** Problem statement **
Copy exactly the lines from the one containing "The picture is" to the one containing "rounded_bars(x + off, no_vals, light)", both lines included, and nothing else.

___

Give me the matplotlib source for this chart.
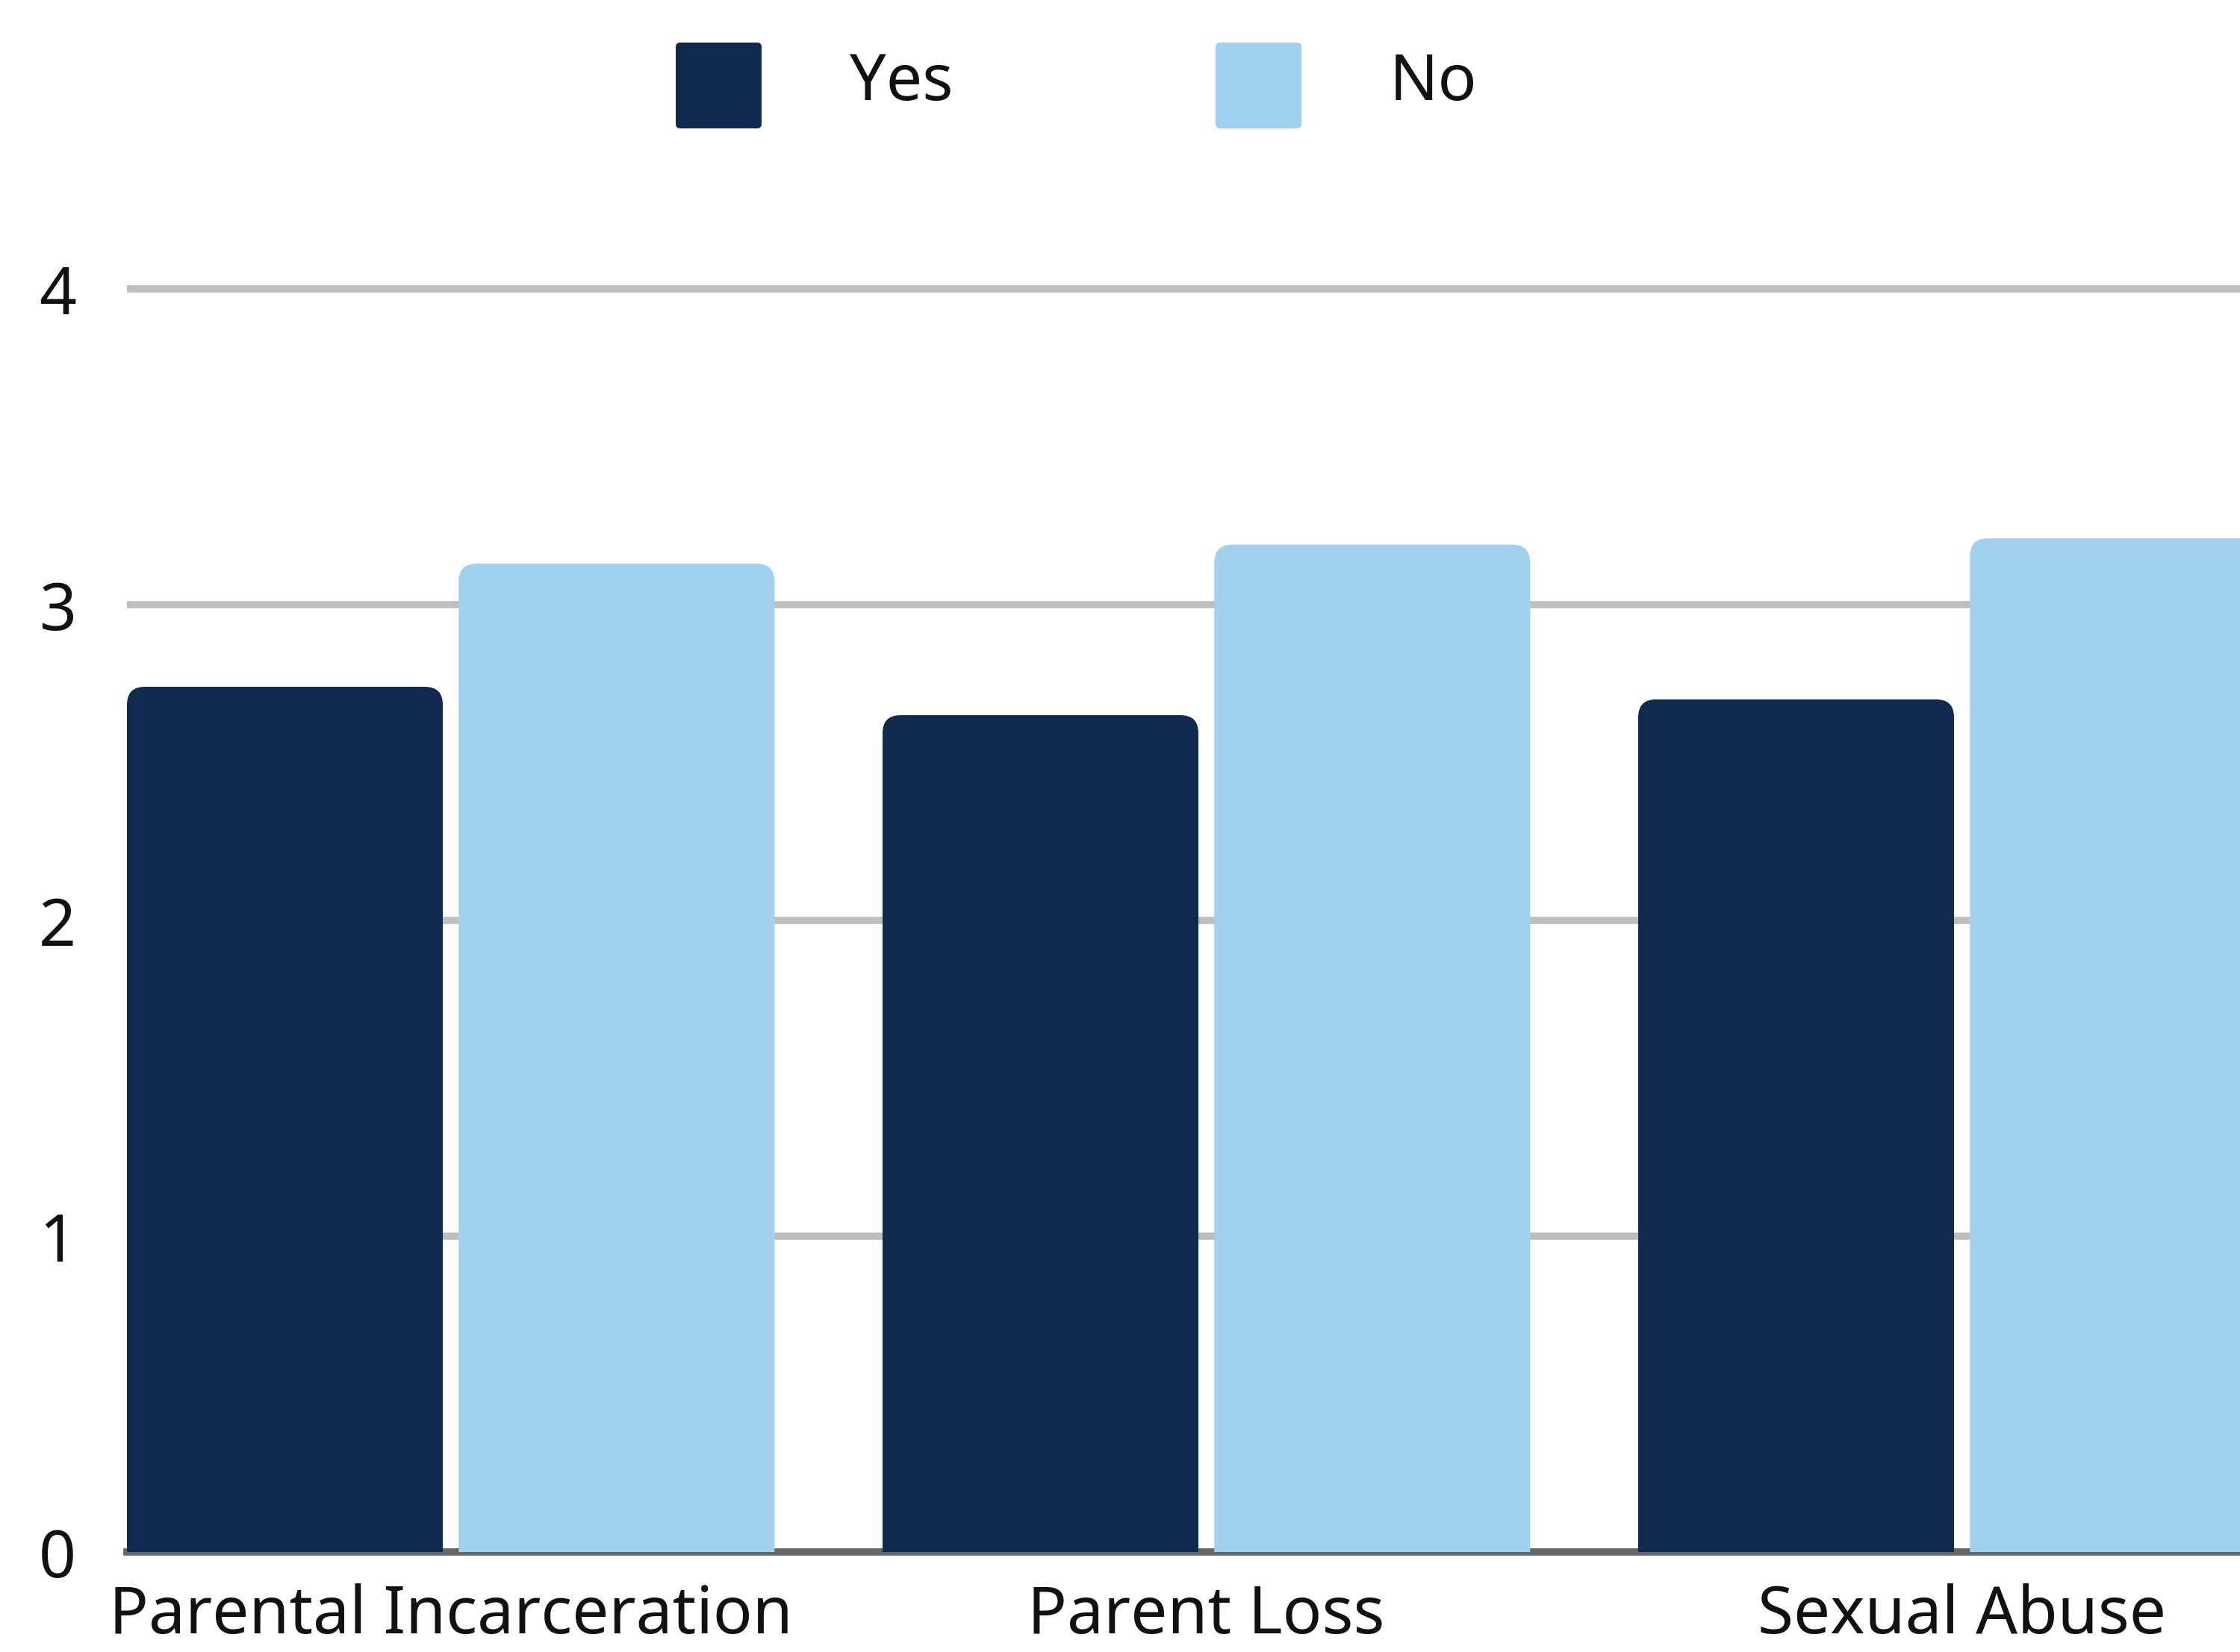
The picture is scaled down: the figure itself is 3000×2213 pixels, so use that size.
import numpy as np
import matplotlib
matplotlib.use("Agg")
import matplotlib.pyplot as plt
from matplotlib.patches import FancyBboxPatch

# data
categories = ["Parental Incarceration", "Parent Loss", "Sexual Abuse"]
yes_vals = [2.74, 2.65, 2.70]
no_vals = [3.13, 3.19, 3.21]
series_names = ["Yes", "No"]
yticks = [0, 1, 2, 3, 4]

navy = "#12294f"
light = "#a1d1ef"

plt.rcParams['font.family'] = ['Noto Sans', 'DejaVu Sans']

W, H = 3000, 2213
fig = plt.figure(figsize=(W / 100, H / 100), dpi=100)

# axes geometry (pixels)
left_px, base_px, unit_px = 170, 2079, 423
ymax = 4.2
ax = fig.add_axes([left_px / W, 1 - base_px / H, 1 - left_px / W, ymax * unit_px / H])

bw = 0.418
gap = 0.021
off = bw / 2 + gap / 2
x = np.arange(len(categories))
xmin = -off - bw / 2
xmax = xmin + (W - left_px) / 1012
ax.set_xlim(xmin, xmax)
ax.set_ylim(0, ymax)

# rounded tops
px_x = (W - left_px) / (xmax - xmin)
px_y = unit_px
r_px = 24
rx = r_px / px_x
aspect = px_x / px_y


def rounded_bars(xs, vals, color):
    bars = ax.bar(xs, vals, bw, color=color)
    for rect in bars:
        rect.set_visible(False)
        bx, by = rect.get_x(), rect.get_y()
        w, h = rect.get_width(), rect.get_height()
        ry = rx * aspect
        p = FancyBboxPatch((bx, by - ry), w, h + ry,
                           boxstyle="round,pad=0,rounding_size=%f" % rx,
                           mutation_aspect=aspect, facecolor=color,
                           edgecolor="none", zorder=3)
        ax.add_patch(p)


rounded_bars(x - off, yes_vals, navy)
rounded_bars(x + off, no_vals, light)

ax.set_yticks(yticks)
ax.set_xticks(x)
ax.set_xticklabels(categories)
ax.tick_params(axis='both', length=0, colors="#111111")
ax.tick_params(axis='y', pad=49, labelsize=63)
ax.tick_params(axis='x', pad=30, labelsize=63)

ax.set_axisbelow(True)
ax.yaxis.grid(True, color="#bfbfbf", linewidth=7)
ax.xaxis.grid(False)
for s in ["top", "right", "left"]:
    ax.spines[s].set_visible(False)
ax.spines["bottom"].set_color("#666666")
ax.spines["bottom"].set_linewidth(7)
ax.spines["bottom"].set_zorder(1)

# legend drawn by hand at the top
leg_boxes = [(905, navy), (1628, light)]
for (lx, col), name in zip(leg_boxes, series_names):
    fig.patches.append(FancyBboxPatch((lx / W, 1 - 172 / H), 115 / W, 115 / H,
                                      boxstyle="round,pad=0,rounding_size=0.002",
                                      mutation_aspect=W / H,
                                      transform=fig.transFigure,
                                      facecolor=col, edgecolor="none"))
    fig.text((lx + 233) / W, 1 - 112 / H, name, fontsize=62,
             va="center", ha="left", color="#111111")

fig.savefig("out.png", dpi=100)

___

** Complete output **
The picture is scaled down: the figure itself is 3000×2213 pixels, so use that size.
import numpy as np
import matplotlib
matplotlib.use("Agg")
import matplotlib.pyplot as plt
from matplotlib.patches import FancyBboxPatch

# data
categories = ["Parental Incarceration", "Parent Loss", "Sexual Abuse"]
yes_vals = [2.74, 2.65, 2.70]
no_vals = [3.13, 3.19, 3.21]
series_names = ["Yes", "No"]
yticks = [0, 1, 2, 3, 4]

navy = "#12294f"
light = "#a1d1ef"

plt.rcParams['font.family'] = ['Noto Sans', 'DejaVu Sans']

W, H = 3000, 2213
fig = plt.figure(figsize=(W / 100, H / 100), dpi=100)

# axes geometry (pixels)
left_px, base_px, unit_px = 170, 2079, 423
ymax = 4.2
ax = fig.add_axes([left_px / W, 1 - base_px / H, 1 - left_px / W, ymax * unit_px / H])

bw = 0.418
gap = 0.021
off = bw / 2 + gap / 2
x = np.arange(len(categories))
xmin = -off - bw / 2
xmax = xmin + (W - left_px) / 1012
ax.set_xlim(xmin, xmax)
ax.set_ylim(0, ymax)

# rounded tops
px_x = (W - left_px) / (xmax - xmin)
px_y = unit_px
r_px = 24
rx = r_px / px_x
aspect = px_x / px_y


def rounded_bars(xs, vals, color):
    bars = ax.bar(xs, vals, bw, color=color)
    for rect in bars:
        rect.set_visible(False)
        bx, by = rect.get_x(), rect.get_y()
        w, h = rect.get_width(), rect.get_height()
        ry = rx * aspect
        p = FancyBboxPatch((bx, by - ry), w, h + ry,
                           boxstyle="round,pad=0,rounding_size=%f" % rx,
                           mutation_aspect=aspect, facecolor=color,
                           edgecolor="none", zorder=3)
        ax.add_patch(p)


rounded_bars(x - off, yes_vals, navy)
rounded_bars(x + off, no_vals, light)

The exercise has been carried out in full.